Saturday was transfer call night. The whole day was just anxious anticipation for them. Two missionaries in our zone, the Elders Johnson, are both getting transferred way far out. Funny story though- one of them (the super athletic one that I went on transfers with a few weeks back) was cruising down a street at 30+ mph, and hit a few orange pylon things. He never buckles his helmet, and so he said after that as he flew over the handlebars that he thought his life was over. Then he slammed down on the ground really hard on his back, cracking his head on the ground. Somehow though, his helmet stayed on his head even in midair, and even though it was cracked in 7-8 places, his head wasn't. His backpack and shoulder of his shirt both got rubbed through in a few places, and he messed up his ankle when it smacked into the ground, but he was walking just an hour later at transfer eve. The wheels on his bike were bent funny, and his taillight fell off, though. It's definitely a miracle that he was alive, period.
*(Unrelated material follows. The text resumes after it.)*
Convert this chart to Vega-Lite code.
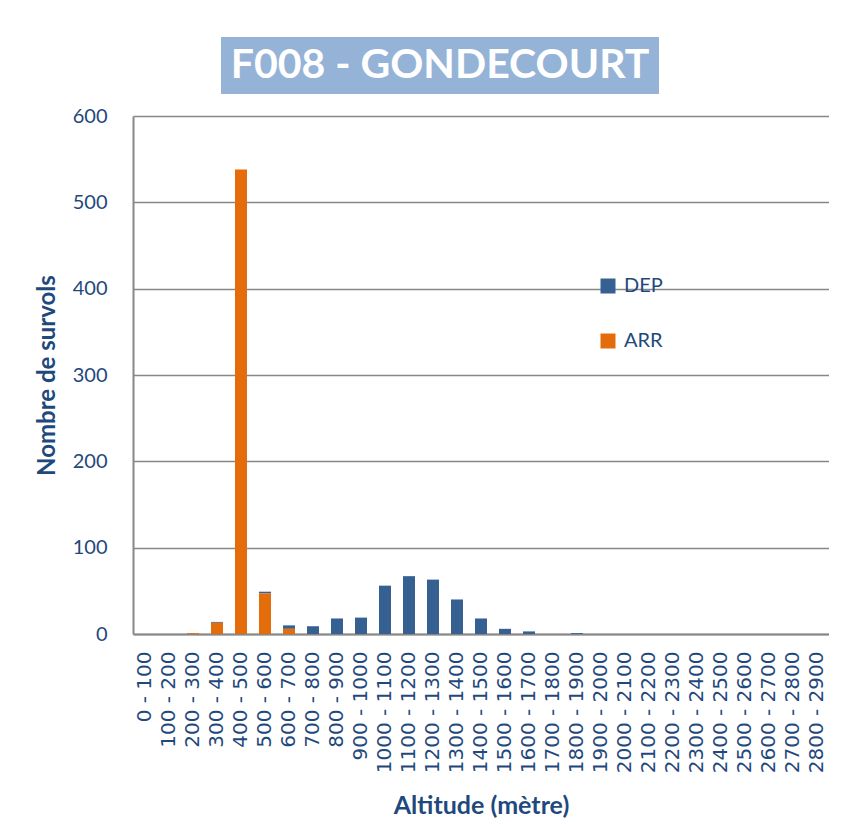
{
  "$schema": "https://vega.github.io/schema/vega-lite/v6.json",
  "padding": {"left": 35, "top": 37, "right": 0, "bottom": 0},
  "background": "white",
  "config": {"view": {"stroke": null}, "font": "Lato"},
  "spacing": 12,
  "center": true,
  "vconcat": [
    {
      "width": 438,
      "height": 57,
      "view": {"fill": "#95B3D7", "stroke": null},
      "data": {"values": [{"titre": "F008 - GONDECOURT"}]},
      "mark": {"type": "text", "font": "Lato", "fontWeight": "bold", "fontSize": 41, "color": "white", "baseline": "middle", "align": "center"},
      "encoding": {
        "text": {"field": "titre"},
        "y": {"field": "titre", "type": "nominal", "axis": {"orient": "right", "title": null, "labels": false, "ticks": false, "domain": false, "grid": false, "minExtent": 82, "maxExtent": 82}}
      }
    },
    {
      "width": 696,
      "height": 518,
      "data": {"values": [
        {"tranche": "0 - 100", "serie": "DEP", "survols": 0},
        {"tranche": "0 - 100", "serie": "ARR", "survols": 0},
        {"tranche": "100 - 200", "serie": "DEP", "survols": 0},
        {"tranche": "100 - 200", "serie": "ARR", "survols": 0},
        {"tranche": "200 - 300", "serie": "DEP", "survols": 0},
        {"tranche": "200 - 300", "serie": "ARR", "survols": 1},
        {"tranche": "300 - 400", "serie": "DEP", "survols": 1},
        {"tranche": "300 - 400", "serie": "ARR", "survols": 13},
        {"tranche": "400 - 500", "serie": "DEP", "survols": 0},
        {"tranche": "400 - 500", "serie": "ARR", "survols": 538},
        {"tranche": "500 - 600", "serie": "DEP", "survols": 2},
        {"tranche": "500 - 600", "serie": "ARR", "survols": 47},
        {"tranche": "600 - 700", "serie": "DEP", "survols": 4},
        {"tranche": "600 - 700", "serie": "ARR", "survols": 6},
        {"tranche": "700 - 800", "serie": "DEP", "survols": 9},
        {"tranche": "700 - 800", "serie": "ARR", "survols": 0},
        {"tranche": "800 - 900", "serie": "DEP", "survols": 18},
        {"tranche": "800 - 900", "serie": "ARR", "survols": 0},
        {"tranche": "900 - 1000", "serie": "DEP", "survols": 19},
        {"tranche": "900 - 1000", "serie": "ARR", "survols": 0},
        {"tranche": "1000 - 1100", "serie": "DEP", "survols": 56},
        {"tranche": "1000 - 1100", "serie": "ARR", "survols": 0},
        {"tranche": "1100 - 1200", "serie": "DEP", "survols": 67},
        {"tranche": "1100 - 1200", "serie": "ARR", "survols": 0},
        {"tranche": "1200 - 1300", "serie": "DEP", "survols": 63},
        {"tranche": "1200 - 1300", "serie": "ARR", "survols": 0},
        {"tranche": "1300 - 1400", "serie": "DEP", "survols": 40},
        {"tranche": "1300 - 1400", "serie": "ARR", "survols": 0},
        {"tranche": "1400 - 1500", "serie": "DEP", "survols": 18},
        {"tranche": "1400 - 1500", "serie": "ARR", "survols": 0},
        {"tranche": "1500 - 1600", "serie": "DEP", "survols": 6},
        {"tranche": "1500 - 1600", "serie": "ARR", "survols": 0},
        {"tranche": "1600 - 1700", "serie": "DEP", "survols": 3},
        {"tranche": "1600 - 1700", "serie": "ARR", "survols": 0},
        {"tranche": "1700 - 1800", "serie": "DEP", "survols": 0},
        {"tranche": "1700 - 1800", "serie": "ARR", "survols": 0},
        {"tranche": "1800 - 1900", "serie": "DEP", "survols": 1},
        {"tranche": "1800 - 1900", "serie": "ARR", "survols": 0},
        {"tranche": "1900 - 2000", "serie": "DEP", "survols": 0},
        {"tranche": "1900 - 2000", "serie": "ARR", "survols": 0},
        {"tranche": "2000 - 2100", "serie": "DEP", "survols": 0},
        {"tranche": "2000 - 2100", "serie": "ARR", "survols": 0},
        {"tranche": "2100 - 2200", "serie": "DEP", "survols": 0},
        {"tranche": "2100 - 2200", "serie": "ARR", "survols": 0},
        {"tranche": "2200 - 2300", "serie": "DEP", "survols": 0},
        {"tranche": "2200 - 2300", "serie": "ARR", "survols": 0},
        {"tranche": "2300 - 2400", "serie": "DEP", "survols": 0},
        {"tranche": "2300 - 2400", "serie": "ARR", "survols": 0},
        {"tranche": "2400 - 2500", "serie": "DEP", "survols": 0},
        {"tranche": "2400 - 2500", "serie": "ARR", "survols": 0},
        {"tranche": "2500 - 2600", "serie": "DEP", "survols": 0},
        {"tranche": "2500 - 2600", "serie": "ARR", "survols": 0},
        {"tranche": "2600 - 2700", "serie": "DEP", "survols": 0},
        {"tranche": "2600 - 2700", "serie": "ARR", "survols": 0},
        {"tranche": "2700 - 2800", "serie": "DEP", "survols": 0},
        {"tranche": "2700 - 2800", "serie": "ARR", "survols": 0},
        {"tranche": "2800 - 2900", "serie": "DEP", "survols": 0},
        {"tranche": "2800 - 2900", "serie": "ARR", "survols": 0}
      ]},
      "mark": {"type": "bar"},
      "encoding": {
        "x": {
          "field": "tranche",
          "type": "nominal",
          "sort": null,
          "scale": {"paddingInner": 0.5, "paddingOuter": 0.25},
          "axis": {
            "title": "Altitude (mètre)",
            "labelAngle": -90,
            "labelFont": "DejaVu Sans",
            "labelFontSize": 20,
            "labelColor": "#1F497D",
            "labelPadding": 17,
            "labelOverlap": false,
            "ticks": false,
            "domainColor": "#878787",
            "domainWidth": 2,
            "titleFont": "Lato",
            "titleFontSize": 25,
            "titleFontWeight": "bold",
            "titleColor": "#1F497D",
            "titlePadding": 21
          }
        },
        "y": {
          "field": "survols",
          "type": "quantitative",
          "scale": {"domain": [0, 600], "nice": false},
          "axis": {
            "title": "Nombre de survols",
            "values": [0, 100, 200, 300, 400, 500, 600],
            "labelFont": "Lato",
            "labelFontSize": 20,
            "labelColor": "#1F497D",
            "labelPadding": 26,
            "ticks": false,
            "domainColor": "#878787",
            "domainWidth": 2,
            "gridColor": "#878787",
            "gridWidth": 1.5,
            "titleFont": "Lato",
            "titleFontSize": 24,
            "titleFontWeight": "bold",
            "titleColor": "#1F497D",
            "titlePadding": 13
          }
        },
        "color": {
          "field": "serie",
          "type": "nominal",
          "scale": {"domain": ["DEP", "ARR"], "range": ["#376092", "#E46C0A"]},
          "legend": {
            "title": null,
            "orient": "none",
            "legendX": 465,
            "legendY": 239,
            "symbolType": "square",
            "symbolSize": 225,
            "symbolStrokeWidth": 0,
            "labelFont": "Lato",
            "labelFontSize": 20,
            "labelColor": "#1F497D",
            "labelOffset": 6,
            "rowPadding": 35,
            "padding": 0
          }
        },
        "order": {"field": "serie", "sort": "ascending"}
      }
    }
  ]
}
The guy we baptized two weeks after I moved in is named Andy, and we taught him the second new convert lesson today. It went really well! We also taught Gospel Principles class again, which is pretty fun. Not too many people attend, but it's a good class. And the best news of my mission- We got a referral! All of the investigators we've had that have been serious to any extent have all been referrals, so any new ones are super exciting. Well, that's not strictly true- we found one solid guy while tracting, and he's following commitments and trying to get a testimony. Unfortunately, we had to pass him off to the zone leaders because he's YSA. Fortunately, the referral we got isn't, so we might be able to actually teach him.